Of course, students don’t have to focus on the bad things they think might happen to them as a result of being bullied. They may also focus on the potential for positive outcomes. These thoughts are called challenges:
- Children spontaneously recognize that bullying can have positive outcomes, for example becoming more confident, learning how to deal with bullying in future (and therefore being able to help other victims), and that the bully may be caught and will not bully again6.
- My work with adults suggests that victimized students who see more opportunities for positive than negative outcomes experience less victimization-related distress (e.g., ‘flashbacks’) as adults5. This suggests that addressing students’ thoughts may be important for both short- and long-term wellbeing.
- Children who think there is the possibility of many positive outcomes are also more likely to seek help9. It’s not yet clear why this should be the case, but it may be that a focus on positive outcomes means that students are motivated to get help achieving those outcomes.
The final category of thoughts that I’ve looked at relate to blame. Thoughts relating to blame simply reflect who students think caused, or is causing, the bullying episode: was it the aggressor’s fault or was it their own fault?
- Work conducted in the US suggests that it is the nature of self-blame which is important. Blaming something about the self which is relatively difficult to change (e.g. “If I were a cooler kid I wouldn’t get picked on”) leads to loneliness. This type of blame is also associated with higher levels of victimization. Blame relating to behavior (“I should have been more careful”) does not influence loneliness10.
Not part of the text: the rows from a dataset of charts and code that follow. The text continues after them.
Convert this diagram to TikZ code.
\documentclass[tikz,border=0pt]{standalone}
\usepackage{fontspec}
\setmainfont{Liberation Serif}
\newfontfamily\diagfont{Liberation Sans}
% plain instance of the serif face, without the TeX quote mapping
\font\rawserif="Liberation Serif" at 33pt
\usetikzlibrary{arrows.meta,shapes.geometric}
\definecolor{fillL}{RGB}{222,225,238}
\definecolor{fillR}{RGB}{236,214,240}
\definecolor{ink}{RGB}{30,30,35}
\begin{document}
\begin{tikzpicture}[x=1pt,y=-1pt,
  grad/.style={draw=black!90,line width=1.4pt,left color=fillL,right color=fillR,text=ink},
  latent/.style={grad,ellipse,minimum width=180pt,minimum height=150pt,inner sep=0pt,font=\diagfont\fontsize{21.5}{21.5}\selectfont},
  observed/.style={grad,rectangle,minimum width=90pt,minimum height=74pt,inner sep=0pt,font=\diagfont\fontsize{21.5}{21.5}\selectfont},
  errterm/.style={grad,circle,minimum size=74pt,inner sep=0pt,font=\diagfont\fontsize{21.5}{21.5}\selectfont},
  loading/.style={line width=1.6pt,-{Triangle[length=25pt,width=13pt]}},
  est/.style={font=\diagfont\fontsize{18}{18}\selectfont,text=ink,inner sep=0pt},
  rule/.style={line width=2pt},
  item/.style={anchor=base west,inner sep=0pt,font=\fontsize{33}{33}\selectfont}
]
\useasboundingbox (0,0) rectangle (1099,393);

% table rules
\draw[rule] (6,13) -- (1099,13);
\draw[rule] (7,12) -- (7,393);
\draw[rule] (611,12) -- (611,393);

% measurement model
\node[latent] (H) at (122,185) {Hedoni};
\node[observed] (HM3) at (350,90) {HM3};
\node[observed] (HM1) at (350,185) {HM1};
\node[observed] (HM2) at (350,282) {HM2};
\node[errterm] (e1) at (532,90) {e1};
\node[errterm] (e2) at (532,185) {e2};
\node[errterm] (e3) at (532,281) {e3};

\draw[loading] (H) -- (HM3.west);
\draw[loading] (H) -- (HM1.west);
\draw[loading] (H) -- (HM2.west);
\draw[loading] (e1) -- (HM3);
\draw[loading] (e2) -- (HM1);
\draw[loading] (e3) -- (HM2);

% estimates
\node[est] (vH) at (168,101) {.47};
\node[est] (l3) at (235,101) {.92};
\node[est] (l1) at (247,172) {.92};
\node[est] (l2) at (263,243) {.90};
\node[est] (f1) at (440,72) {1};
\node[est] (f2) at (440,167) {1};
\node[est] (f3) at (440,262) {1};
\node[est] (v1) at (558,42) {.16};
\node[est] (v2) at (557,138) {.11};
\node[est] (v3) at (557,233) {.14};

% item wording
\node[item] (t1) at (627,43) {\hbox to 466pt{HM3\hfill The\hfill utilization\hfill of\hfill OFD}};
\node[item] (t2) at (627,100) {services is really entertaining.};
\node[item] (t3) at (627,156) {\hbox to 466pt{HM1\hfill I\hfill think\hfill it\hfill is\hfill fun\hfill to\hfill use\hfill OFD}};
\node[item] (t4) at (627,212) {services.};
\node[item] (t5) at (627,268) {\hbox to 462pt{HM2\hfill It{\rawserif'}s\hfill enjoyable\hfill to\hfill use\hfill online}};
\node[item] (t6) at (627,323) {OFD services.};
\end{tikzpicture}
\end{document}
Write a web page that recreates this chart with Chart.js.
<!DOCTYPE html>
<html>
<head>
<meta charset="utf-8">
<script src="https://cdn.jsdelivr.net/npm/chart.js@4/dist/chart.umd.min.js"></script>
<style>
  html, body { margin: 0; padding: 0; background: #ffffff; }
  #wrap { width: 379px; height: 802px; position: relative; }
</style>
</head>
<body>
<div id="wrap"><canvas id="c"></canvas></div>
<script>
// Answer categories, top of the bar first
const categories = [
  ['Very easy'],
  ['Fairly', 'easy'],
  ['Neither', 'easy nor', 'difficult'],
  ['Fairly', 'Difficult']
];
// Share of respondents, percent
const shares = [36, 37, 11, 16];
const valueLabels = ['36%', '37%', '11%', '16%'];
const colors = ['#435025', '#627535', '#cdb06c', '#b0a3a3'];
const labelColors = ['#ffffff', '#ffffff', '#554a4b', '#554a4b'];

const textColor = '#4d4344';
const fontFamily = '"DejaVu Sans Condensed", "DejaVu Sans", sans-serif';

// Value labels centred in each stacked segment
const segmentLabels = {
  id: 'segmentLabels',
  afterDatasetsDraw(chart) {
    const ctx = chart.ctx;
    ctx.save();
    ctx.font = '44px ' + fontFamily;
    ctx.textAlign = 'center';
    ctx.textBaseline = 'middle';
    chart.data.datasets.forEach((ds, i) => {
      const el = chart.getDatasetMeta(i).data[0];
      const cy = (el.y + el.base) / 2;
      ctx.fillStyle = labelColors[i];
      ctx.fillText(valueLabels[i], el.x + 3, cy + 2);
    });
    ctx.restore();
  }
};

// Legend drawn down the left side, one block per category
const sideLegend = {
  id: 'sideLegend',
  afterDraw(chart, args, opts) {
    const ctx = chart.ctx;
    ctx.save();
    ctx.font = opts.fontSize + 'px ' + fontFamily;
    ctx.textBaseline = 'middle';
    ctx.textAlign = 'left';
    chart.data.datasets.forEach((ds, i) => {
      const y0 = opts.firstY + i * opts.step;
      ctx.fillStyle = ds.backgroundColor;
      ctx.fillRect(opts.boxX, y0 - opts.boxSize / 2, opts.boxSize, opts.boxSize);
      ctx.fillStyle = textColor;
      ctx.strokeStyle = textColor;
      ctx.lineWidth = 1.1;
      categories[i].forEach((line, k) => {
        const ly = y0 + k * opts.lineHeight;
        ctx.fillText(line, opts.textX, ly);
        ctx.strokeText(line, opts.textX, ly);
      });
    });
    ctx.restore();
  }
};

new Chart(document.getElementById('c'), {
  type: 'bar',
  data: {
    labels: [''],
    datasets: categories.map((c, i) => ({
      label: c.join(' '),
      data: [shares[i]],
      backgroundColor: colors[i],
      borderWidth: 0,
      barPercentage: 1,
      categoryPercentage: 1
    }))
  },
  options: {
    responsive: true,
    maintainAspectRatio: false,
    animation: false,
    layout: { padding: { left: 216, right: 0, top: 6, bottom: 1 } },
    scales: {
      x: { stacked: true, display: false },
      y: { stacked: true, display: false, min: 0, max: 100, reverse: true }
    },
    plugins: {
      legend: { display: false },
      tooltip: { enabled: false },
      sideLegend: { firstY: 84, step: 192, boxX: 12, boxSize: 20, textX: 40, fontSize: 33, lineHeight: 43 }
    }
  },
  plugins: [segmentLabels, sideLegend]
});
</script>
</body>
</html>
- Such work dovetails with my own: how children and young people think about themselves is important for their adjustment. It also suggests that certain negative, self-blaming thoughts may need to be challenged by school staff, and that a more accurate interpretation of what caused the situation may be helpful for students’ adjustment.
- My own work has provided less support for the importance of blame in relation to loneliness1. I too found that greater victimization is associated with more self-blame, and that more self-blame was associated with loneliness. Crucially however, I found that when students’ level of control was considered at the same time, blame was much less important in understanding loneliness. So, if school staff wish to reduce loneliness, then addressing young people’s sense of control may be more important than addressing who they blame for the problem.